Behind these poetic and aesthetic encounters, which appear fortuitously to the passerby, there are a series of elaborations created by the group and collaborators, highlighting issues that make up a generous spectrum of human interests, where there is room for both existential and mundane minutiae, as well as matters that consume the political and economic agenda.

The acts of Coletivo Transverso encourage the city's inhabitants to transform into lovers of the space and time in which they live, much like the Situationists, who, between the 1950s and 1970s, crafted situations driven by the desire to reinvent cities and fuel passions. Love, paraphrasing Slavoj Žižek, “is emerging as something dangerous and, to be more precise, subversive.”[2]

It is in this disposition of affections, manifested as a search for free love, that subversion happens, leaving traces in different urbanities (“How many cities do I carry inside me?” “Cuantas ciudades hay en mi?”) while reminding the other that, just as insertion exists, the trace left behind is ephemeral, as is the passerby’s step and life itself: “We are all foreigners,” “The poem changes the meaning of the path,” “May the fear of leaving not prevent me from changing.” The city has its own forms of organization, and urban intervention acts, claiming a space to produce a break in the logic of cities, where traditions and contradictions are evidenced, not only as pointers directed at the social body but also at what touches the intimate universe of each citizen.

In its first intervention in Brasília, in November 2011, affection and politics were already present for the group when it proposed to challenge the oppression to which the individual and their body are incessantly subjected, inserting phrases and drawings on benches, walls, and bus stops (“Everyone is born with an ass, take care of yours, I’ll take care of mine”; “State, don’t meddle with my uterus,” “My poems may lie, my pussy doesn’t”) [3].

And urban actions continued to emerge and relate to the space in many ways: loose, without thematic correlation with the space, identifying with all and each one (“Does affection affect you?” “The wall that blocks you is yours too,” “The Dream is the essence of what is left of the world”) and as site-specific inserts, invented to dialogue with the many and varied places they are introduced: schools, stairways, awnings, squares, parks, community and cultural centers, etc.
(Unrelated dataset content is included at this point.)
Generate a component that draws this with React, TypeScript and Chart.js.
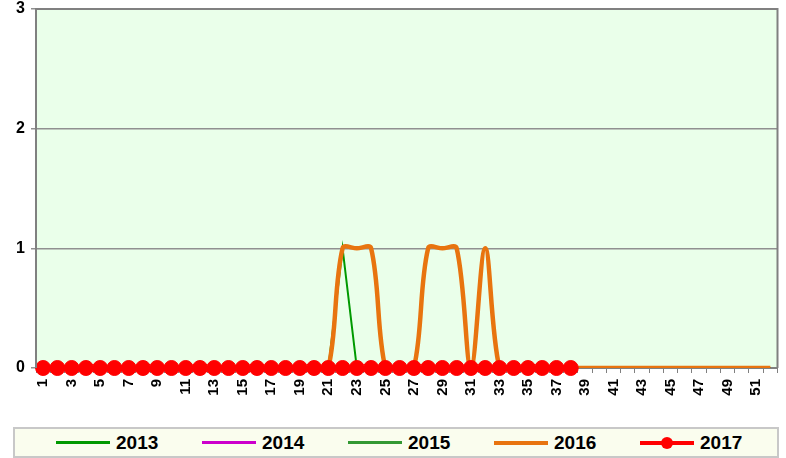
import React, { useEffect, useRef } from "react";
import { Chart, registerables } from "chart.js";

Chart.register(...registerables);

const weeks = [
  "1","2","3","4","5","6","7","8","9","10","11","12","13","14","15","16","17","18","19","20",
  "21","22","23","24","25","26","27","28","29","30","31","32","33","34","35","36","37","38","39","40",
  "41","42","43","44","45","46","47","48","49","50","51","52",
];

const s2013 = [0,0,0,0,0,0,0,0,0,0,0,0,0,0,0,0,0,0,0,0,0,1,0,0,0,0,0,0,0,0,0,0,0,0,0,0,0,0,0,0,0,0,0,0,0,0,0,0,0,0,0,0];
const s2014 = [0,0,0,0,0,0,0,0,0,0,0,0,0,0,0,0,0,0,0,0,0,0,0,0,0,0,0,0,0,0,0,0,0,0,0,0,0,0,0,0,0,0,0,0,0,0,0,0,0,0,0,0];
const s2015 = [0,0,0,0,0,0,0,0,0,0,0,0,0,0,0,0,0,0,0,0,0,0,0,0,0,0,0,0,0,0,0,0,0,0,0,0,0,0,0,0,0,0,0,0,0,0,0,0,0,0,0,0];
const s2016 = [0,0,0,0,0,0,0,0,0,0,0,0,0,0,0,0,0,0,0,0,0,1,1,1,0,0,0,1,1,1,0,1,0,0,0,0,0,0,0,0,0,0,0,0,0,0,0,0,0,0,0,0];
const s2017 = [0,0,0,0,0,0,0,0,0,0,0,0,0,0,0,0,0,0,0,0,0,0,0,0,0,0,0,0,0,0,0,0,0,0,0,0,0,0];

const yTicks = [0, 1, 2, 3];

const legendItems = [
  { label: "2013", color: "#009900", width: 3, dot: false },
  { label: "2014", color: "#CC00CC", width: 3, dot: false },
  { label: "2015", color: "#339933", width: 3, dot: false },
  { label: "2016", color: "#E8740F", width: 4, dot: false },
  { label: "2017", color: "#FF0000", width: 4, dot: true },
];

const plotBg = {
  id: "plotBg",
  beforeDraw(chart: any) {
    const { ctx, chartArea } = chart;
    ctx.save();
    ctx.fillStyle = "#EAFFEA";
    ctx.fillRect(chartArea.left, chartArea.top, chartArea.right - chartArea.left, chartArea.bottom - chartArea.top);
    ctx.restore();
  },
  afterDraw(chart: any) {
    const { ctx, chartArea } = chart;
    ctx.save();
    ctx.strokeStyle = "#808080";
    ctx.lineWidth = 2;
    ctx.beginPath();
    ctx.moveTo(chartArea.left, chartArea.bottom);
    ctx.lineTo(chartArea.left, chartArea.top);
    ctx.lineTo(chartArea.right, chartArea.top);
    ctx.lineTo(chartArea.right, chartArea.bottom);
    ctx.stroke();
    ctx.restore();
  },
};

export default function App() {
  const ref = useRef<HTMLCanvasElement>(null);
  useEffect(() => {
    document.body.style.margin = "0";
    const chart = new Chart(ref.current!, {
      type: "line",
      data: {
        labels: weeks,
        datasets: [
          { label: "2013", data: s2013, borderColor: "#009900", borderWidth: 2, pointRadius: 0, tension: 0, order: 4 },
          { label: "2014", data: s2014, borderColor: "#CC00CC", borderWidth: 2, pointRadius: 0, tension: 0, order: 3 },
          { label: "2015", data: s2015, borderColor: "#339933", borderWidth: 2, pointRadius: 0, tension: 0, order: 2 },
          { label: "2016", data: s2016, borderColor: "#E8740F", borderWidth: 4.5, pointRadius: 0, tension: 0.35, order: 1 },
          { label: "2017", data: s2017, borderColor: "#FF0000", backgroundColor: "#FF0000", borderWidth: 4, pointRadius: 7.5, pointBorderWidth: 1, pointBorderColor: "#FF0000", pointBackgroundColor: "#FF0000", tension: 0, order: 0, clip: false },
        ],
      },
      options: {
        animation: false,
        responsive: false,
        maintainAspectRatio: false,
        layout: { padding: { top: 9, right: 6, left: 0, bottom: 0 } },
        plugins: { legend: { display: false }, tooltip: { enabled: false } },
        scales: {
          x: {
            offset: true,
            grid: { drawOnChartArea: false, drawTicks: true, tickLength: 5, color: "#808080", offset: true },
            border: { display: true, color: "#808080", width: 2 },
            ticks: {
              autoSkip: false,
              maxRotation: 90,
              minRotation: 90,
              padding: 6,
              color: "#000",
              font: { family: "Arial, Liberation Sans", size: 15, weight: "bold" },
              callback: (_v: any, i: number) => (i % 2 === 0 ? weeks[i] : ""),
            },
            afterFit: (s: any) => { s.height = 52; s.paddingLeft = 0; s.paddingRight = 0; },
          },
          y: {
            min: yTicks[0],
            max: yTicks[yTicks.length - 1],
            afterBuildTicks: (s: any) => { s.ticks = yTicks.map((v) => ({ value: v })); },
            grid: { color: "#909090", lineWidth: 1.5, tickLength: 5, drawTicks: true },
            border: { display: true, color: "#808080", width: 2 },
            ticks: {
              padding: 6,
              color: "#000",
              font: { family: "Arial, Liberation Sans", size: 16, weight: "bold" },
            },
            afterFit: (s: any) => { s.width = 36; s.paddingTop = 0; s.paddingBottom = 0; },
          },
        },
      },
      plugins: [plotBg],
    } as any);
    return () => chart.destroy();
  }, []);

  return (
    <div style={{ position: "relative", width: 786, height: 458, background: "#fff", fontFamily: "Arial, 'Liberation Sans', sans-serif" }}>
      <canvas ref={ref} width={786} height={420} style={{ position: "absolute", left: 0, top: 0, width: 786, height: 420 }} />
      <div
        style={{
          position: "absolute",
          left: 13,
          top: 427,
          width: 762,
          height: 27,
          border: "2px solid #C8C8C8",
          background: "#FAFDEE",
        }}
      >
        {legendItems.map((it, i) => (
          <div
            key={it.label}
            style={{ position: "absolute", left: 41 + i * 146, top: 0, height: 27, display: "flex", alignItems: "center" }}
          >
            <div style={{ position: "relative", width: 54, height: 10, marginRight: 6 }}>
              <div style={{ position: "absolute", left: 0, right: 0, top: 5 - it.width / 2, height: it.width, background: it.color }} />
              {it.dot && (
                <div style={{ position: "absolute", left: 21, top: -1, width: 12, height: 12, borderRadius: 6, background: it.color }} />
              )}
            </div>
            <span style={{ fontWeight: "bold", fontSize: 19, color: "#000", lineHeight: "27px" }}>{it.label}</span>
          </div>
        ))}
      </div>
    </div>
  );
}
In the series of interventions conducted between 2014 and 2015, in Brasília and its Administrative Regions [4], there is the Sebastião intervention, which was executed at the São Sebastião Brick Factory, DF, placed on bricks, with phrases made of earth, alluding to the historical situation of the place (“How many bricks, how many Sebastiãos”; “How many Sebastiãos for each city”) or the Provisional Health Post, which named a sign marking the herb garden with medicinal properties placed on the land in front of the health post (“take care of what heals you”).
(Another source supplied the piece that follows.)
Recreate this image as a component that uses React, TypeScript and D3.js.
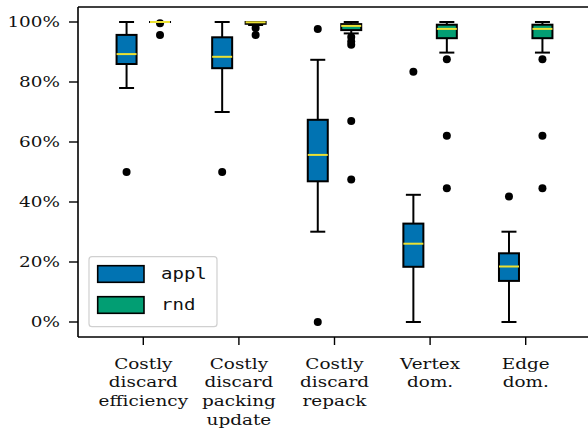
import React from "react";
import * as d3 from "d3";

const categories: string[][] = [
  ["Costly", "discard", "efficiency"],
  ["Costly", "discard", "packing", "update"],
  ["Costly", "discard", "repack"],
  ["Vertex", "dom."],
  ["Edge", "dom."],
];
const seriesNames = ["appl", "rnd"];
const seriesColors = ["#0173b2", "#029e73"];
const medianColor = "#ece133";

// [whiskerLow, q1, median, q3, whiskerHigh]
const applStats: number[][] = [
  [78, 86, 89.3, 95.7, 100],
  [70, 84.6, 88.4, 94.9, 100],
  [30.1, 46.9, 55.7, 67.4, 87.4],
  [0, 18.4, 26.1, 32.8, 42.4],
  [0, 13.7, 18.5, 22.9, 30.1],
];
const applOutliers: number[][] = [[50], [50], [97.7, 0], [83.4], [41.8]];

const rndStats: number[][] = [
  [100, 100, 100, 100, 100],
  [99.0, 99.4, 99.9, 100, 100],
  [96.2, 97.3, 98.7, 99.3, 100],
  [89.8, 94.6, 97.7, 99.1, 100],
  [89.8, 94.6, 97.7, 99.1, 100],
];
const rndOutliers: number[][] = [
  [99.6, 95.7],
  [98.0, 95.7],
  [95.0, 93.5, 92.4, 67, 47.5],
  [87.6, 62.1, 44.6],
  [87.6, 62.1, 44.6],
];

const yTicks = [0, 20, 40, 60, 80, 100];

const W = 588;
const H = 430;
const left = 78;
const right = 591;
const top = 7;
const bottom = 337;

const SX = 1.27;
const serif = "DejaVu Serif";
const mono = "DejaVu Sans Mono";

export default function App() {
  const x = d3.scaleLinear().domain([-0.683, 4.683]).range([left, right]);
  const y = d3.scaleLinear().domain([-5, 105]).range([bottom, top]);
  const unit = x(1) - x(0);
  const offset = 0.175 * unit;
  const boxW = 20;
  const capW = 15;

  const series = [
    { stats: applStats, outliers: applOutliers, color: seriesColors[0], dx: -offset },
    { stats: rndStats, outliers: rndOutliers, color: seriesColors[1], dx: offset },
  ];

  return (
    <svg
      width={W}
      height={H}
      style={{ position: "absolute", left: 0, top: 0, background: "#fff" }}
    >
      {series.map((s, si) => (
        <g key={si}>
          {s.stats.map((st, ci) => {
            const cx = x(ci) + s.dx;
            const [lo, q1, med, q3, hi] = st;
            return (
              <g key={ci}>
                <line x1={cx} x2={cx} y1={y(q3)} y2={y(hi)} stroke="#000" strokeWidth={2} />
                <line x1={cx} x2={cx} y1={y(q1)} y2={y(lo)} stroke="#000" strokeWidth={2} />
                <line x1={cx - capW / 2} x2={cx + capW / 2} y1={y(hi)} y2={y(hi)} stroke="#000" strokeWidth={2} />
                <line x1={cx - capW / 2} x2={cx + capW / 2} y1={y(lo)} y2={y(lo)} stroke="#000" strokeWidth={2} />
                <rect
                  x={cx - boxW / 2}
                  y={y(q3)}
                  width={boxW}
                  height={Math.max(0.01, y(q1) - y(q3))}
                  fill={s.color}
                  stroke="#000"
                  strokeWidth={2}
                />
                {s.outliers[ci].map((o, oi) => (
                  <circle key={oi} cx={cx} cy={y(o)} r={4} fill="#000" />
                ))}
                <line
                  x1={cx - boxW / 2}
                  x2={cx + boxW / 2}
                  y1={y(med)}
                  y2={y(med)}
                  stroke={medianColor}
                  strokeWidth={2}
                />
              </g>
            );
          })}
        </g>
      ))}

      {/* spines */}
      <line x1={left} x2={left} y1={top} y2={bottom} stroke="#000" strokeWidth={1.6} />
      <line x1={left} x2={right} y1={top} y2={top} stroke="#000" strokeWidth={1.6} />
      <line x1={left} x2={right} y1={bottom} y2={bottom} stroke="#000" strokeWidth={1.6} />
      <line x1={right} x2={right} y1={top} y2={bottom} stroke="#000" strokeWidth={1.6} />

      {/* y axis */}
      {yTicks.map((t) => (
        <g key={t}>
          <line x1={left - 9} x2={left} y1={y(t)} y2={y(t)} stroke="#000" strokeWidth={1.4} />
          <text
            transform={`translate(${left - 18},${y(t) + 5}) scale(${SX},1)`}
            textAnchor="end"
            style={{ fontFamily: serif, fontSize: "14.5px", fontWeight: 400 }}
            fill="#111"
          >
            {`${t}%`}
          </text>
        </g>
      ))}

      {/* x axis */}
      {categories.map((lines, ci) => (
        <g key={ci}>
          <line x1={x(ci)} x2={x(ci)} y1={bottom} y2={bottom + 8} stroke="#000" strokeWidth={1.4} />
          {lines.map((ln, li) => (
            <text
              key={li}
              transform={`translate(${x(ci)},${368.5 + li * 18.7}) scale(${SX},1)`}
              textAnchor="middle"
              style={{ fontFamily: serif, fontSize: "14.5px", fontWeight: 400 }}
              fill="#111"
            >
              {ln}
            </text>
          ))}
        </g>
      ))}

      {/* legend */}
      <g>
        <rect x={89} y={256.7} width={128} height={70} rx={3} fill="#fff" fillOpacity={0.85} stroke="#d0d0d0" strokeWidth={1.2} />
        {seriesNames.map((n, i) => (
          <g key={n}>
            <rect
              x={97.7}
              y={265.7 + i * 31}
              width={46.3}
              height={16.6}
              fill={seriesColors[i]}
              stroke="#000"
              strokeWidth={1.6}
            />
            <text
              transform={`translate(161,${279 + i * 31}) scale(1.27,1)`}
              style={{ fontFamily: mono, fontSize: "15px", fontWeight: 400 }}
              fill="#111"
            >
              {n}
            </text>
          </g>
        ))}
      </g>
    </svg>
  );
}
Since the interventions are fleeting, lasting until the first rain or until someone removes or interferes with them, there was an early awareness that the circulation of ideas would be their most admirable substance: it is the instant that materializes in memory as remembrance. Forming this network of sharing and lasting invention is an integral part of the group’s actions, which make urban poetry and the stenciling technique resonate in workshops offered to different communities.
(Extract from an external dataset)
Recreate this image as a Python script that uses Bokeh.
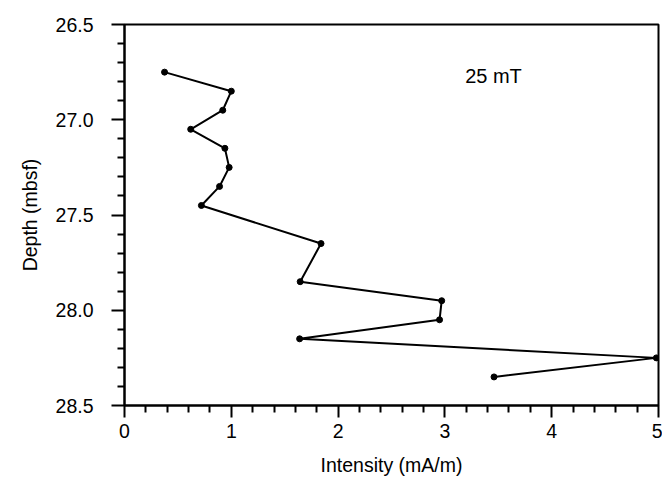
from bokeh.plotting import figure
from bokeh.models import Range1d, FixedTicker, PrintfTickFormatter, Label, Title
from bokeh.embed import file_html
from bokeh.resources import INLINE

# Data
depth = [26.75, 26.85, 26.95, 27.05, 27.15, 27.25, 27.35, 27.45,
         27.65, 27.85, 27.95, 28.05, 28.15, 28.25, 28.35]
intensity = [0.375, 1.0, 0.92, 0.62, 0.94, 0.98, 0.89, 0.72,
             1.84, 1.645, 2.97, 2.95, 1.64, 4.98, 3.46]

x_ticks = [0, 1, 2, 3, 4, 5]
x_minor = [0.2, 0.4, 0.6, 0.8, 1.2, 1.4, 1.6, 1.8, 2.2, 2.4, 2.6, 2.8,
           3.2, 3.4, 3.6, 3.8, 4.2, 4.4, 4.6, 4.8]
y_ticks = [26.5, 27.0, 27.5, 28.0, 28.5]
y_minor = [26.6, 26.7, 26.8, 26.9, 27.1, 27.2, 27.3, 27.4, 27.6, 27.7,
           27.8, 27.9, 28.1, 28.2, 28.3, 28.4]

x_label = "Intensity (mA/m)"
y_label = "Depth (mbsf)"
note = "25 mT"

FONT = "Liberation Sans"

p = figure(width=662, height=487, output_backend="svg", toolbar_location=None,
           x_range=Range1d(0, 5), y_range=Range1d(28.5, 26.5),
           min_border_left=124, min_border_right=4, min_border_top=24,
           min_border_bottom=82)
p.background_fill_color = "white"
p.border_fill_color = "white"
p.outline_line_color = "black"
p.outline_line_width = 2
p.grid.visible = False

p.line(intensity, depth, line_color="black", line_width=2)
p.scatter(intensity, depth, size=6, fill_color="black", line_color="black")

for ax in (p.xaxis[0], p.yaxis[0]):
    ax.axis_line_color = "black"
    ax.axis_line_width = 2
    ax.major_tick_line_color = "black"
    ax.major_tick_line_width = 2
    ax.minor_tick_line_color = "black"
    ax.minor_tick_line_width = 2
    ax.major_tick_in = 0
    ax.minor_tick_in = 0
    ax.major_label_text_font = FONT
    ax.major_label_text_font_size = "19.5px"
    ax.major_label_text_color = "black"

p.xaxis[0].ticker = FixedTicker(ticks=x_ticks, minor_ticks=x_minor)
p.xaxis[0].formatter = PrintfTickFormatter(format="%d")
p.xaxis[0].major_tick_out = 12
p.xaxis[0].minor_tick_out = 7
p.xaxis[0].major_label_standoff = 6

p.yaxis[0].ticker = FixedTicker(ticks=y_ticks, minor_ticks=y_minor)
p.yaxis[0].formatter = PrintfTickFormatter(format="%.1f")
p.yaxis[0].major_tick_out = 13
p.yaxis[0].minor_tick_out = 7
p.yaxis[0].major_label_standoff = 18

p.add_layout(Title(text=x_label, align="center", offset=-27, standoff=22,
                   text_font=FONT, text_font_size="19.5px",
                   text_font_style="normal", text_color="black"), "below")
p.add_layout(Title(text=y_label, align="center", offset=20, standoff=23,
                   text_font=FONT, text_font_size="19.5px",
                   text_font_style="normal", text_color="black"), "left")

p.add_layout(Label(x=3.455, y=26.77, text=note, text_font=FONT,
                   text_font_size="20px", text_color="black",
                   text_align="center", text_baseline="alphabetic"))

open("out.html", "w").write(file_html(p, INLINE))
Coletivo Transverso bets on poetry and image as devices for communication with the other who is, at the same time, absent, but part of their creative alterity. The routes are drawn for this other, the reader/observer, placed in a situation of participant in this poetic action and urban intervention, capable of contributing to social and aesthetic sharing. The action unfolds as an invitation for closeness, to fall in love with oneself and the causes shared in the collective, and who knows, from the insight of the encounter, subvert oneself.

[1] Opening text of the group. January 2011.

[2] Slavoj Žižek: Love as a political category 16/05/2013.

[3] 1st Transarte Encounter. Art as a reflection of bodily issues. University of Brasília. Nov, 2011.

[4] Group of interventions sponsored by the Culture Support Foundation – FAC.